Grey, a US-based cross-border payments company, announced that its business-focused multi-currency payments platform, Grey Business, processed $61.4 million in total payment volume (TPV) within four months of its launch. The platform allows startups and Small and Medium-sized Enterprises (SMEs) to establish US Dollar (USD) corporate accounts, manage international payments, convert currencies, and transact with stablecoins such as USDC and USDT.
Businesses across Africa are increasingly adopting dollar-pegged digital assets like USDC and USDT to mitigate foreign exchange constraints, lower transaction expenses, and achieve faster settlement. Data from blockchain analytics firm Chainalysis indicates that stablecoins constituted 43% of all crypto transaction volume in Sub-Saharan Africa in 2024. The region saw over $205 billion in on-chain transactions between July 2024 and June 2025, marking a 52% year-on-year increase.
“We are four months in and already past $61 million in processed volume,” Idorenyin Obong, chief executive officer and co-founder of Grey, stated. “African businesses have spent years working around infrastructure that wasn’t built for them.”

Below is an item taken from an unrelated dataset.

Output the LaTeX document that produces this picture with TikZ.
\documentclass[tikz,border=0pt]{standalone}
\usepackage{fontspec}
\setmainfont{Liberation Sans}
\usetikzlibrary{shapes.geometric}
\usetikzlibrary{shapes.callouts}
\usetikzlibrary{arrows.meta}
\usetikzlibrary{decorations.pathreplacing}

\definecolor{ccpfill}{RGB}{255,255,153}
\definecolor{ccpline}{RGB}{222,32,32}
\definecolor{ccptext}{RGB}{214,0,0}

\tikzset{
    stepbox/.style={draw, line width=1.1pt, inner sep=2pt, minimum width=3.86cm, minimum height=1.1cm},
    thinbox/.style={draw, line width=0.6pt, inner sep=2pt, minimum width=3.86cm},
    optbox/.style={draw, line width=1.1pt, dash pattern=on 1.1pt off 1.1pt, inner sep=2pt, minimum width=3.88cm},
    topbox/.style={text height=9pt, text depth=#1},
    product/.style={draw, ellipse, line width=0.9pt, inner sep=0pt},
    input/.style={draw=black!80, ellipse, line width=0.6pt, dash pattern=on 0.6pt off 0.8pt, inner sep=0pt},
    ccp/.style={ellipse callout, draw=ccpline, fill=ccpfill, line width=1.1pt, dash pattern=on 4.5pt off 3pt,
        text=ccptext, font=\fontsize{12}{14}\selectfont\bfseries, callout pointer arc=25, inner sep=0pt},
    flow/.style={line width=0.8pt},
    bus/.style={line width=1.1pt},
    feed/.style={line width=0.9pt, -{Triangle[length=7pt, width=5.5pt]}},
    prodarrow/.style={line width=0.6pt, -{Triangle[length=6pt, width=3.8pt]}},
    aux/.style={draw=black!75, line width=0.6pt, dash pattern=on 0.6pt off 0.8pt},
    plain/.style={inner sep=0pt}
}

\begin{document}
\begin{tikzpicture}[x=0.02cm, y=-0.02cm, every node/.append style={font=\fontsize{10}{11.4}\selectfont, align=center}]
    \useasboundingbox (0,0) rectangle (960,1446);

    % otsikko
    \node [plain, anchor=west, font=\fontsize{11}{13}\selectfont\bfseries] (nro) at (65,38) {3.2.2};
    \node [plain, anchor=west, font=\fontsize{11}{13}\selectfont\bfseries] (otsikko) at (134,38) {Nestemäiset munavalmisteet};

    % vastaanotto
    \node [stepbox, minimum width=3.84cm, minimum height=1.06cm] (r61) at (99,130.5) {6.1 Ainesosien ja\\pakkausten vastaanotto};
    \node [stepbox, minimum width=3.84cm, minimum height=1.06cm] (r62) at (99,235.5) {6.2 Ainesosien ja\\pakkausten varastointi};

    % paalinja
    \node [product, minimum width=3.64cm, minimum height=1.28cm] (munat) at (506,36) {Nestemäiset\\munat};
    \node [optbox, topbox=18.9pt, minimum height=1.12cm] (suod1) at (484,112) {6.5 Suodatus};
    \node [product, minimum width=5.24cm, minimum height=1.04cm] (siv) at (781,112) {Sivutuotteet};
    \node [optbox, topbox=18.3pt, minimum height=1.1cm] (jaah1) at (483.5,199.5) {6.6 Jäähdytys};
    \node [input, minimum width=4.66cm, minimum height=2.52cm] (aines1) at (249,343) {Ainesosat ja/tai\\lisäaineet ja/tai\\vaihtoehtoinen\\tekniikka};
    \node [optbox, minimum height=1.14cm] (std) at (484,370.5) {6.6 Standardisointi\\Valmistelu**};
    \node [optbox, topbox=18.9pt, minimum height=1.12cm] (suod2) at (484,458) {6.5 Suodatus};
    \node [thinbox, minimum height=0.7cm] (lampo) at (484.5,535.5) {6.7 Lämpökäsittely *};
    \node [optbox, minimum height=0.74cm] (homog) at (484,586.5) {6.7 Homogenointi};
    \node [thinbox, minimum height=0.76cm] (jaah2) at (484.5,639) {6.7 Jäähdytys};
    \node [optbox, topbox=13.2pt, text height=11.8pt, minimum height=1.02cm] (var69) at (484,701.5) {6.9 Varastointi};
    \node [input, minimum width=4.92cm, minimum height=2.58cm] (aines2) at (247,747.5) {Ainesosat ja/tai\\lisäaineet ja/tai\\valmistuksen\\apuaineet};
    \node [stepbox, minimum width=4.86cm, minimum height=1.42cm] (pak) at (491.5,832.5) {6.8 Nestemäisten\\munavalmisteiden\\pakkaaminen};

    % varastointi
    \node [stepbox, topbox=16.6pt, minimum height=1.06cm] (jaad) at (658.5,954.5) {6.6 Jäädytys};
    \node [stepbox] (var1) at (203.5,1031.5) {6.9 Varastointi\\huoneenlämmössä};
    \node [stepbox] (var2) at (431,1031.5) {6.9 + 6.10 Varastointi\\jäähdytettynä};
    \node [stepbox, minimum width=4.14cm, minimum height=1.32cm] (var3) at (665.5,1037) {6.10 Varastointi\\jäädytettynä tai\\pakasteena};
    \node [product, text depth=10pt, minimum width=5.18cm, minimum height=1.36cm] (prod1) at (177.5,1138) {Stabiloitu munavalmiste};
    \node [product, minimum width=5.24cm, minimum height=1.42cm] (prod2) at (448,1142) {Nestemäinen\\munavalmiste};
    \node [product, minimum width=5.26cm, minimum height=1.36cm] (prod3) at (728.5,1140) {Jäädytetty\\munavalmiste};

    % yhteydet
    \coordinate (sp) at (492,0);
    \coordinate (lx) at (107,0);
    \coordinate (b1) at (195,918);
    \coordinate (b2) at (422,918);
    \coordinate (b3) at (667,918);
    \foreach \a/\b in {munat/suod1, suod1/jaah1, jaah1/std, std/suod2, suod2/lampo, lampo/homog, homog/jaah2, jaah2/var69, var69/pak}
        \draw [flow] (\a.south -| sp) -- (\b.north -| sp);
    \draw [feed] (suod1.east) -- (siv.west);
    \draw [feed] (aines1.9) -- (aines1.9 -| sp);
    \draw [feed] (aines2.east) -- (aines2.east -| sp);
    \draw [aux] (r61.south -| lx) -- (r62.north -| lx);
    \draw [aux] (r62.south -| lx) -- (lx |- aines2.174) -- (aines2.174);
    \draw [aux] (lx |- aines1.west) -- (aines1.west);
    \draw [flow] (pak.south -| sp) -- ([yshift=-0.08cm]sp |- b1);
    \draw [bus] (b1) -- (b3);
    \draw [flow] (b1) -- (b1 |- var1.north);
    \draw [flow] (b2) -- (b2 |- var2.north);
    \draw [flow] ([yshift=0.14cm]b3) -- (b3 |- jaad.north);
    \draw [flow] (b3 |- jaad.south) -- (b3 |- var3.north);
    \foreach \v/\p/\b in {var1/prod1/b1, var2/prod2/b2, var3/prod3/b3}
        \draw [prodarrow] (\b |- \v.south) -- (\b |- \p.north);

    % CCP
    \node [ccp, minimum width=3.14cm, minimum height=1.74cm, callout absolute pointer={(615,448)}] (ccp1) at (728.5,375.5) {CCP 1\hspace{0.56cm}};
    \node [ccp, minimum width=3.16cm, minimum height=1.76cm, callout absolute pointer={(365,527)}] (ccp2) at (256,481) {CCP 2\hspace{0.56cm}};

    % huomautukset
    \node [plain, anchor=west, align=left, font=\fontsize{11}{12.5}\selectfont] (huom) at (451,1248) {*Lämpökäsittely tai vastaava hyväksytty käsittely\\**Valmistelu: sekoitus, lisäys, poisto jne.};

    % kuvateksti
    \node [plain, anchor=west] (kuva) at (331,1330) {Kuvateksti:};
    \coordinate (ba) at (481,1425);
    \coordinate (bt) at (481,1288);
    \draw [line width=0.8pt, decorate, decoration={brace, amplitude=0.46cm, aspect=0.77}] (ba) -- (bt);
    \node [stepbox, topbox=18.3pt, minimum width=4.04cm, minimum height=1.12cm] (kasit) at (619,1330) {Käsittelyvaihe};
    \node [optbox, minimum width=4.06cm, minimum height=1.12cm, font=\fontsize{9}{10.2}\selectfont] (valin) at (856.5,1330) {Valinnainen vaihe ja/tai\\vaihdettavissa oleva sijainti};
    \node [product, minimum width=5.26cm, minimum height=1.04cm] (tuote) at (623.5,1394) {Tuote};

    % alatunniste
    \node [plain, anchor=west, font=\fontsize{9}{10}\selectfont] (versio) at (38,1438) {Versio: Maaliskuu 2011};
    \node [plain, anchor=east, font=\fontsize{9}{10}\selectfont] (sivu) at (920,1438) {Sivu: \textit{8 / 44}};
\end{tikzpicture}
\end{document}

The company confirmed that USDC and USDT now represent the largest share of cross-border volume on the platform, establishing stablecoins as its primary payment channel. Nigeria leads in transaction count, while Western Europe and the Middle East are the frontrunners in transaction value, Grey added.
“Stablecoins being our largest payment channel wasn’t something we projected this early,” Obong remarked. “What we’ve seen on the platform is businesses using stablecoins not as a workaround but as their primary cross-border rail: for treasury management, for supplier payments, for trade settlements. We built for that use case. The numbers are now confirming that it’s not a niche.”
While stablecoins initially gained traction among cryptocurrency traders, fintech companies across Africa are now positioning them as practical payment rails for businesses involved in international trade. In May, Paga, an established African fintech, collaborated with Sui, a blockchain network, to develop cross-border payment solutions. Similarly, Flutterwave, a fintech operating in over 30 African markets, partnered with Polygon in October 2025 to enhance its stablecoin payment infrastructure.
Grey identified two main use cases driving activity on its business platform: businesses routing USD collections from payment processors into Grey Business for treasury management, and businesses converting between USD and stablecoins to manage cross-border payments within a single account.
“The addressable market for cross-border business payments out of Africa is significantly larger than what traditional banking has measured,” Joseph Femi Aghedo, chief operating officer and co-founder, Grey, said. “Banks looked at this market and saw risk. We looked at it and saw businesses that were finding ways to operate globally despite the infrastructure, not because of it.”